OTOH, we must constantly examine Kings (JDSU, for example) to see if we are missing something that may cause us to change our classification of it to a Gorilla. That is NOT to say that the King morphed into a Gorilla. It IS to say that we misconstrued its chromosomes and were incorrect in our initial classification of the beast.

We must also constantly re-examine young Gorillas and their competitors, lest we miss the fact that we mis-classified the beast as a Gorilla, when it was actually royalty.




To: Mike Buckley who wrote (12204)12/6/1999 8:10:00 PM
From: 100cfm  Read Replies (2) | Respond to of 54805
 
<<But it is not possible to move from King to Gorilla in the same market if we adhere to the definitions.
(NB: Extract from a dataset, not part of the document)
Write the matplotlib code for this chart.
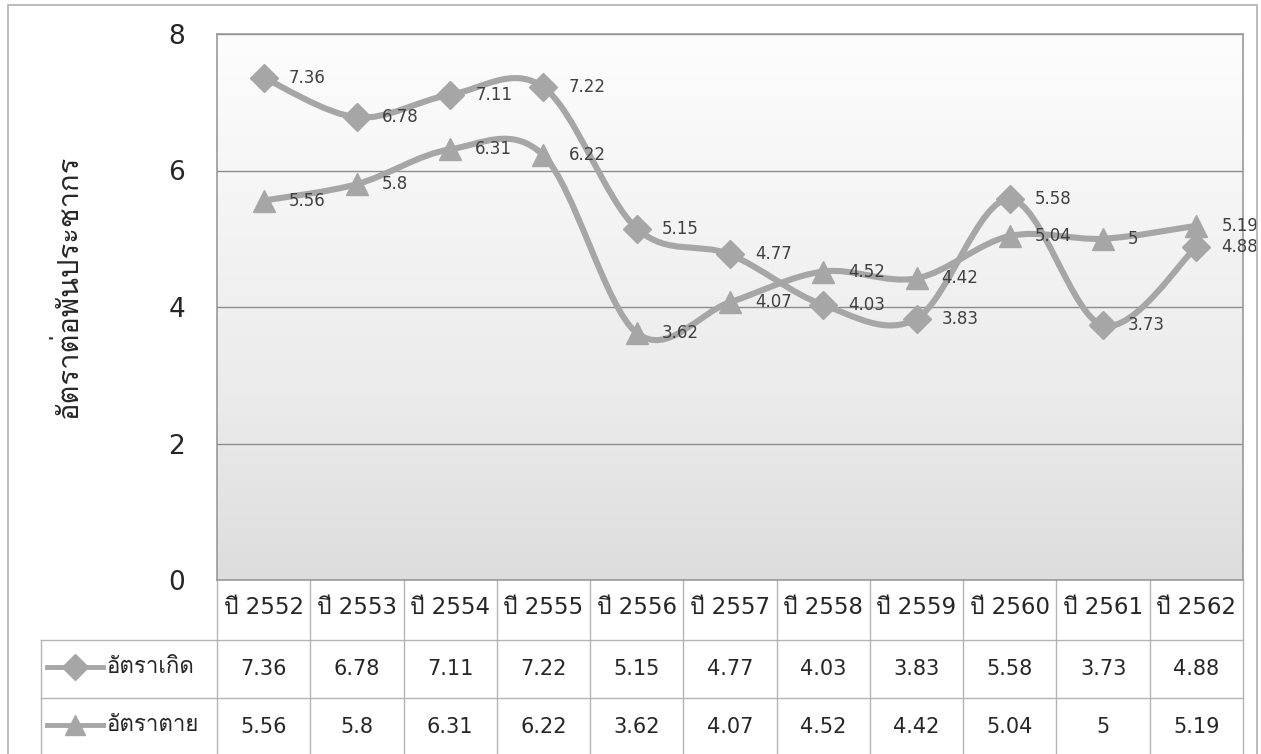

If we don't adhere to the definitions, what's the point of having them?>>
Mike, i agree with what you say, but is a companies fate cast in stone. once a king always a king???
cannot a company cultivate and evolve it's product to a point where it is a proprietary standard and thus garnish gorilla power for itself. case in point, if jdsu can by the virtue of the merger create a passiv/active module that is a proprietary product which their competitors could not match. does this not give jdsu gorilla status, given they meet all the other criteria.